One problem is that this is not what was foreshadowed by the first book. What we understand from Fifth Business is that David grew up in a dysfunctional household and later became an alcoholic, and there are no signs that this has affected him adversely as you read his book, which I thought was disappointing and ridiculous in the beginning (it turns out he’s a gentleman-alcoholic). But as you get further into the book, you see that while the domestic situation didn’t turn David into a serial killer or moody pessimist, it does influence his philosophy in life, and we the reader understands that what happened in his childhood severely limits how much he is able to live and experience life. Half a lifetime of shutting out emotions and dealing with drama has conditioned David to disconnect socially, hence his inclination towards the career of law, and his outward appearance of being unable to feel.
The rest of the cast are diverse and complimentary to David’s story. One of the themes of the novel is that it is possible to have more than one father in life. Father and son is a relationship that is defined by mentoring, love, guidance, and teaching by example what it means to be a man. In this respect David does indeed have more than one father in the forms of the homosexual and caring priest, Knopwood, the rational and calculating Professor Pargetter, and the enigmatic and family friend Dunstan Ramsay. He has a love/hate relationship with his sister, Caroline, and the family nurse, Netty, is a source of comedy and old-fashioned charm. Liesl and Eisengrim also make a return appearance, and they continue their mysteriously charming personas from the first book. We learn a little bit more about Liesl, but I’m guessing we won’t see the whole picture until the third and final book of this series.
One can tell from the way this story is told that the author prefers first person past tense. Like Fifth Business, the story is told through one character recounting his entire life, and the style is well executed.
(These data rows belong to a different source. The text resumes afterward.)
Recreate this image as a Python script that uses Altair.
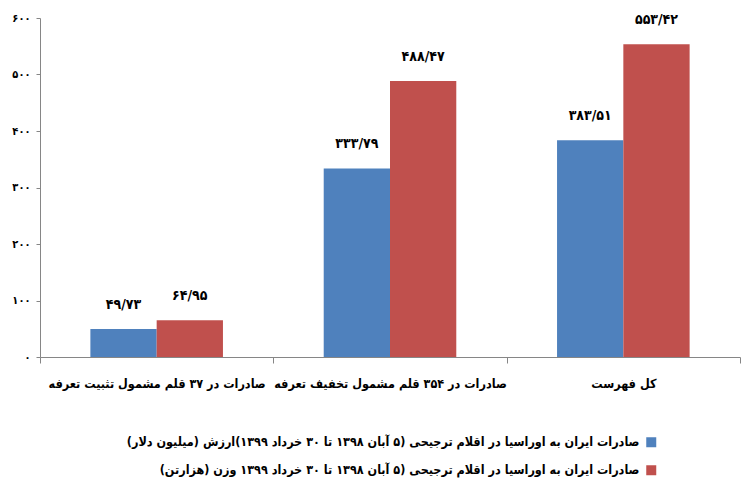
import altair as alt
import pandas as pd

categories = [
    "صادرات در ۳۷ قلم مشمول تثبیت تعرفه",
    "صادرات در ۳۵۴ قلم مشمول تخفیف تعرفه",
    "کل فهرست",
]
series = [
    "صادرات ایران به اوراسیا در اقلام ترجیحی (۵ آبان ۱۳۹۸ تا ۳۰ خرداد ۱۳۹۹)ارزش (میلیون دلار)",
    "صادرات ایران به اوراسیا  در اقلام ترجیحی (۵ آبان ۱۳۹۸ تا ۳۰ خرداد ۱۳۹۹ وزن (هزارتن)",
]
value_series = [49.73, 333.79, 383.51]
weight_series = [64.95, 488.47, 553.42]
value_labels = ["۴۹/۷۳", "۳۳۳/۷۹", "۳۸۳/۵۱"]
weight_labels = ["۶۴/۹۵", "۴۸۸/۴۷", "۵۵۳/۴۲"]
y_ticks = [0, 100, 200, 300, 400, 500, 600]
y_tick_labels = ["۰", "۱۰۰", "۲۰۰", "۳۰۰", "۴۰۰", "۵۰۰", "۶۰۰"]
colors = ["#4F81BD", "#C0504D"]

rows = []
for i, c in enumerate(categories):
    rows.append({"cat": c, "series": series[0], "v": value_series[i], "lab": value_labels[i]})
    rows.append({"cat": c, "series": series[1], "v": weight_series[i], "lab": weight_labels[i]})
df = pd.DataFrame(rows)

FONT = "DejaVu Sans Condensed"
label_arr = "[" + ",".join("'" + s + "'" for s in y_tick_labels) + "]"

x_enc = alt.X(
    "cat:N",
    sort=categories,
    scale=alt.Scale(paddingInner=0, paddingOuter=0),
    axis=alt.Axis(
        title=None,
        labelAngle=0,
        labelLimit=0,
        tickBand="extent",
        tickSize=6,
        tickColor="#868686",
        domainColor="#868686",
        labelPadding=14,
        labelFont=FONT,
        labelFontWeight="bold",
        labelFontSize=12.5,
        labelColor="#000000",
    ),
)
xo_enc = alt.XOffset(
    "series:N",
    sort=series,
    scale=alt.Scale(paddingInner=0, paddingOuter=0.76),
)
y_enc = alt.Y(
    "v:Q",
    scale=alt.Scale(domain=[0, 600]),
    axis=alt.Axis(
        title=None,
        values=y_ticks,
        labelExpr=label_arr + "[datum.value/100]",
        grid=False,
        tickSize=4,
        tickColor="#868686",
        domainColor="#868686",
        labelPadding=6,
        labelFont=FONT,
        labelFontWeight="bold",
        labelFontSize=11,
        labelColor="#000000",
    ),
)

bars = alt.Chart(df).mark_bar().encode(
    x=x_enc,
    xOffset=xo_enc,
    y=y_enc,
    color=alt.Color(
        "series:N",
        sort=series,
        scale=alt.Scale(domain=series, range=colors),
        legend=alt.Legend(
            title=None,
            orient="none",
            legendX=605,
            legendY=418,
            direction="vertical",
            symbolType="square",
            symbolSize=100,
            symbolStrokeWidth=0,
            labelAlign="right",
            labelOffset={"expr": "-18"},
            labelLimit=0,
            labelFont=FONT,
            labelFontWeight="bold",
            labelFontSize=12.5,
            labelColor="#000000",
            rowPadding=15,
            labelExpr="'\u202b' + datum.label + '\u202c'",
        ),
    ),
)

texts = alt.Chart(df).mark_text(
    baseline="bottom",
    dy=-17,
    font=FONT,
    fontWeight="bold",
    fontSize=14,
    color="#000000",
).encode(
    x=alt.X("cat:N", sort=categories),
    xOffset=alt.XOffset("series:N", sort=series),
    y=alt.Y("v:Q"),
    text="lab:N",
)

chart = (
    alt.layer(bars, texts)
    .properties(
        width=700,
        height=339,
        padding={"left": 32, "top": 10, "right": 1, "bottom": 130},
        autosize=alt.AutoSizeParams(type="none"),
        background="white",
    )
    .configure_view(stroke=None)
)

chart.save("out.html", embed_options={"renderer": "svg", "actions": False})
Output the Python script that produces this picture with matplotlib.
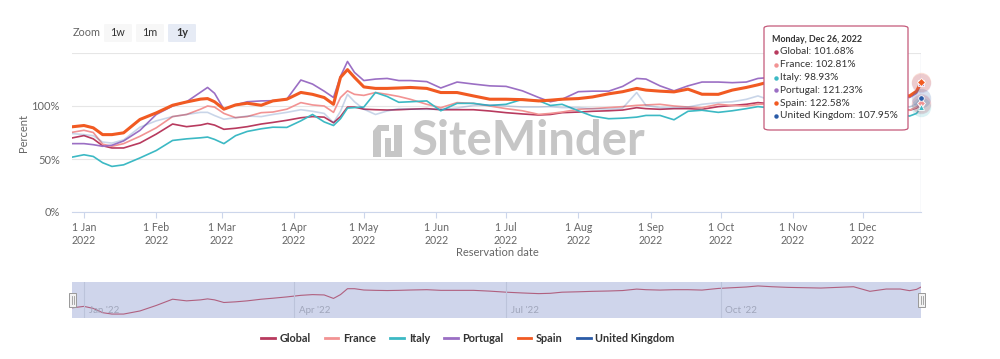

It gives Davies the chance to be witty, reflective, and philosophical. The context, after all, is that the character is going through psychiatry sessions, and the point is to analyze his life to find out who he is. Taking full advantage of the scenario, the author uses satire and inflection to comment on life and relationships in general. Although our lives won’t match up with David’s point for point, the observations are broad enough for most of us to relate to. We’ve all experienced unrequited love, we’ve all been disappointed in our parents at one point or another, and we’ve all had moments in our lives where we ask “what the hell am I gonna do?”. In The Manticore, David is the avatar, and as with all conflict, drama, and trouble in general, it is usually safer and more entertaining to watch someone else go through life.
This book isn’t for everyone. It’s more so a book of inflection and questioning, rather than adventure and daring. David uses the events in the book to find out more about himself and the people around him, rather than have them compel him to overt action. This is a good book if you like character development and intricate relationships, but bad if you want something happening on every page. The book is well written with clear and expressive language, but the psychological self-analysis might not appeal to everybody.
I personally enjoyed it as an extension of Fifth Business. Although I will be taking a break, the review of the final book, A World of Wonders, will be forthcoming in the future.
This has been a gamobo review. Thanks for reading.